La ville immense est séparée de la mer par une haute montagne, miraculeusement préservée de l'urbanisation par un décret qui en fait un parc national. D'ailleurs, c'est un bon point pour Chavez, qui a déclaré la gratuité de tous les parcs nationaux du pays. Nous partons à la conquête du parc Avila. Une fois en haut, sur la crête, la ville s'étale d'un côté, percée par les grattes-ciel. De l'autre, le bleue de la mer des Caraïbes nous saute à la figure. C'est calme, c'est beau. Difficile de croire que plus de 3 millions de personnes circulent en dessous.

Dans le métro bien organisé de Caracas, nous hallucions sur un panneau qui vante les mérites d'un satellite. Mais attention, pas n'importe quel satelite... le satellite « Bolivar ». Simon Bolivar, le « libertador » (libérateur) de l'amérique latine, le héros du peuple, venezuelien de son état, dont Chavez est complètement sous l'emprise, se décline sous toutes ses formes: république, aéroport, monnaie nationale, ponts, musées, plus haut sommet du pays, université, places, magasins en tout genre... et même un satellite! Oui mes amis, Simon Bolivar permet aux venezueliens des contrées reculées de communiquer avec le monde!!!

Retour dans les Andes

Au revoir François et Noris, mille mercis pour votre accueil! Nous refilons vers les Andes. Cette fois nous choisissons le village reculé de Los Nevados. Sur les prospectus touristiques, ça fait rêver, alors on y va.
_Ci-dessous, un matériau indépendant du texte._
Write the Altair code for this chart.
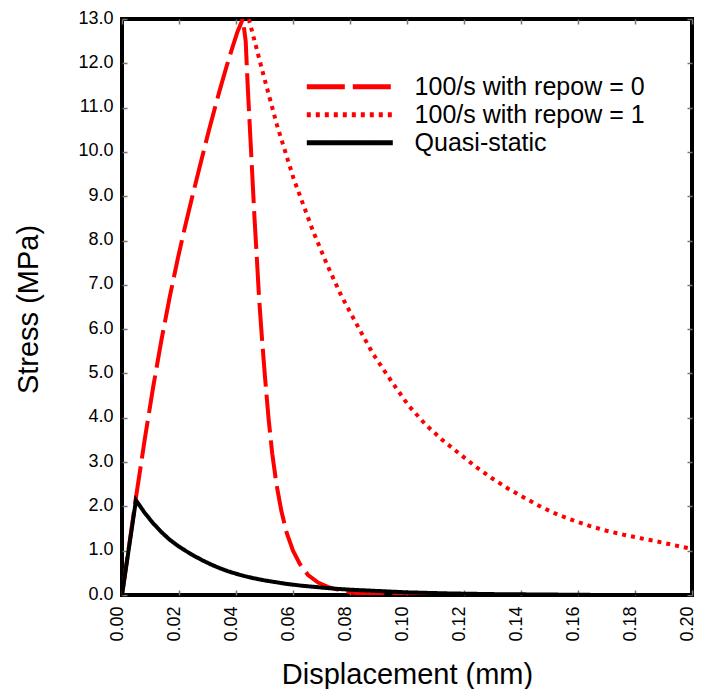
import altair as alt
import pandas as pd

series_names = ["100/s with repow = 0", "100/s with repow = 1", "Quasi-static"]

repow0_x = [0, 0.0049, 0.0080, 0.0109, 0.0138, 0.0167, 0.0195, 0.0220, 0.0245,
            0.0271, 0.0305, 0.0341, 0.0365, 0.0385, 0.0405, 0.0424,
            0.0434, 0.0441, 0.0449, 0.0457, 0.0465, 0.0474, 0.0481, 0.0491,
            0.0502, 0.0514, 0.0527, 0.0542, 0.0559, 0.0578, 0.0600, 0.0624,
            0.0653, 0.0688, 0.0728, 0.0770, 0.0815, 0.0865, 0.0950, 0.1200,
            0.1600, 0.2000]
repow0_y = [0, 2.20, 3.52, 4.68, 5.74, 6.71, 7.57, 8.28, 8.95,
            9.62, 10.49, 11.35, 11.89, 12.31, 12.71, 13.0,
            12.5, 11.5, 10.5, 9.5, 8.5, 7.5, 6.7, 5.8,
            4.9, 4.0, 3.2, 2.5, 1.9, 1.4, 1.0, 0.7,
            0.45, 0.28, 0.17, 0.10, 0.05, 0.02, 0.0, 0.0,
            0.0, 0.0]

repow1_x = [0.0445, 0.0497, 0.0544, 0.0602, 0.0671, 0.0720, 0.0769, 0.0820, 0.0880,
            0.0950, 0.1005, 0.1066, 0.1124, 0.1182, 0.1240, 0.1297, 0.1355, 0.1413,
            0.1470, 0.1530, 0.1590, 0.1645, 0.1700, 0.1760, 0.1820, 0.1877, 0.1940,
            0.2000]
repow1_y = [13.0, 11.72, 10.6, 9.4, 8.2, 7.45, 6.76, 6.15, 5.45,
            4.78, 4.28, 3.84, 3.50, 3.20, 2.90, 2.64, 2.40, 2.19,
            1.99, 1.81, 1.67, 1.55, 1.45, 1.36, 1.28, 1.21, 1.12,
            1.04]

quasi_x = [0, 0.0049, 0.0079, 0.0109, 0.0140, 0.0167, 0.0196, 0.0225, 0.0254,
           0.0283, 0.0312, 0.0341, 0.0370, 0.0400, 0.0428, 0.0457, 0.0500, 0.0573,
           0.0630, 0.0689, 0.0750, 0.0800, 0.0900, 0.1000, 0.1150, 0.1300, 0.1500,
           0.1700, 0.2000]
quasi_y = [0, 2.14, 1.86, 1.62, 1.41, 1.25, 1.11, 0.99, 0.88,
           0.78, 0.69, 0.61, 0.54, 0.48, 0.43, 0.385, 0.33, 0.255,
           0.21, 0.175, 0.14, 0.12, 0.09, 0.06, 0.035, 0.02, 0.01,
           0.0, 0.0]

x_ticks = [0.00, 0.02, 0.04, 0.06, 0.08, 0.10, 0.12, 0.14, 0.16, 0.18, 0.20]
y_ticks = [0.0, 1.0, 2.0, 3.0, 4.0, 5.0, 6.0, 7.0, 8.0, 9.0, 10.0, 11.0, 12.0, 13.0]

rows = []
for name, xs, ys in zip(series_names, [repow0_x, repow1_x, quasi_x], [repow0_y, repow1_y, quasi_y]):
    for i, (xv, yv) in enumerate(zip(xs, ys)):
        rows.append({"series": name, "disp": xv, "stress": yv, "idx": i})
df = pd.DataFrame(rows)

FONT = "Liberation Sans"
W, H = 570, 576
xscale = alt.Scale(domain=[0, 0.2], nice=False, zero=False)
yscale = alt.Scale(domain=[0, 13], nice=False)

legend = alt.Legend(title=None, orient="none", legendX=213.3, legendY=53.2,
                    symbolType="M-3.66,0L3.66,0", symbolSize=552, symbolStrokeWidth=5,
                    labelFontSize=25, labelFont=FONT, labelColor="black",
                    labelOffset=50.3, labelLimit=400, rowPadding=0, padding=0)

lines = alt.Chart(df).mark_line(strokeWidth=4, clip=True).encode(
    x=alt.X("disp:Q", scale=xscale, axis=alt.Axis(
        values=x_ticks, format=".2f", labelAngle=270, labelAlign="right",
        labelBaseline="alphabetic", labelPadding=11, ticks=False, domain=False,
        grid=False, labelFontSize=18, labelFont=FONT, labelColor="black",
        title="Displacement (mm)", titleFontSize=29, titleFont=FONT,
        titleFontWeight="normal", titleColor="black", titleY=88,
        titleBaseline="alphabetic")),
    y=alt.Y("stress:Q", scale=yscale, axis=alt.Axis(
        values=y_ticks, format=".1f", labelPadding=9, labelOffset=-1,
        ticks=False, domain=False, grid=False, labelFontSize=18, labelFont=FONT,
        labelColor="black", title="Stress (MPa)", titleFontSize=29,
        titleFont=FONT, titleFontWeight="normal", titleColor="black",
        titleX=-85, titleY=290, titleBaseline="alphabetic")),
    color=alt.Color("series:N", scale=alt.Scale(domain=series_names,
                    range=["#ff0000", "#ff0000", "#000000"]), legend=legend),
    strokeDash=alt.StrokeDash("series:N", scale=alt.Scale(domain=series_names,
                    range=[[38, 8], [4, 5], [1, 0]]), legend=legend),
    order="idx:Q",
)

def tick_layer(xorient, yorient):
    return alt.Chart(df).mark_point(opacity=0).encode(
        x=alt.X("disp:Q", scale=xscale, axis=alt.Axis(
            orient=xorient, offset=-H, values=x_ticks, labels=False,
            domain=False, grid=False, ticks=True, tickSize=5,
            tickColor="#777777", tickWidth=1.5, title=None)),
        y=alt.Y("stress:Q", scale=yscale, axis=alt.Axis(
            orient=yorient, offset=-W, values=y_ticks, labels=False,
            domain=False, grid=False, ticks=True, tickSize=5,
            tickColor="#777777", tickWidth=1.5, title=None)),
    )

chart = alt.layer(
    tick_layer("top", "right"),
    tick_layer("bottom", "left"),
    lines,
).resolve_axis(x="independent", y="independent").properties(
    width=W, height=H, autosize="none",
    padding={"left": 114, "top": 11, "right": 4, "bottom": 94},
).configure_view(stroke="black", strokeWidth=4)

chart.save("out.html", embed_options={"renderer": "svg", "actions": False})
Quatre heures de 4x4 sur une piste étroite, boueuse, avec un ravin..... ouh chuleta, si profond que tu ne vois même pas le fond... je ne vais pas dire que j'ai eu peur, mais un peu quand même. Et à la sortie d'un virage, il est là. Planté sur sa petite crète, à flanc de montagne... tout petit tout mignon.

En vrai, le village de los Nevados est encore plus joli que sur le papier. Pas de mauvaise surprise, on dirait un village de poupée mignature, perché à 2700m d'altitude.

On est herbergé dans la posada de Justina, tout en haut du village, avec la plus belle vue. Encore une fois je suis à cours de mots pour décrire l'endroit et la sensation que cela procure d'être en haut et de se sentir petit dans ce décors.

Nous sommes sur les flancs du Pico Bolivar (je vous l'avais dit!) et nous rêvons de le voir. Nous testons aussi ce fameux satellite Bolivar, qui permet aux habitants et aux touristes que nous sommes, de communiquer avec le monde, et d'utiliser internet gratos! C'est d'ailleurs très comique car jamais je n'avais eu à traduire un texte sur un défenseur venezuelien. Mon tout 1er texte sur des problèmes liés aux droits humains au Venezuela, aura été mis en ligne sur des ordinateurs gouvernementaux, aux frais de la république bolivarienne, Merci Simon!

Le lendemain, quand nous entamons notre ballade pour enfin voir le Pico Bolivar, nuages et pluie nous accompagnent, on ne voit rien... merci la saison des pluies. Frustration assurée, on est dégoûtés, on retourne en Colombie.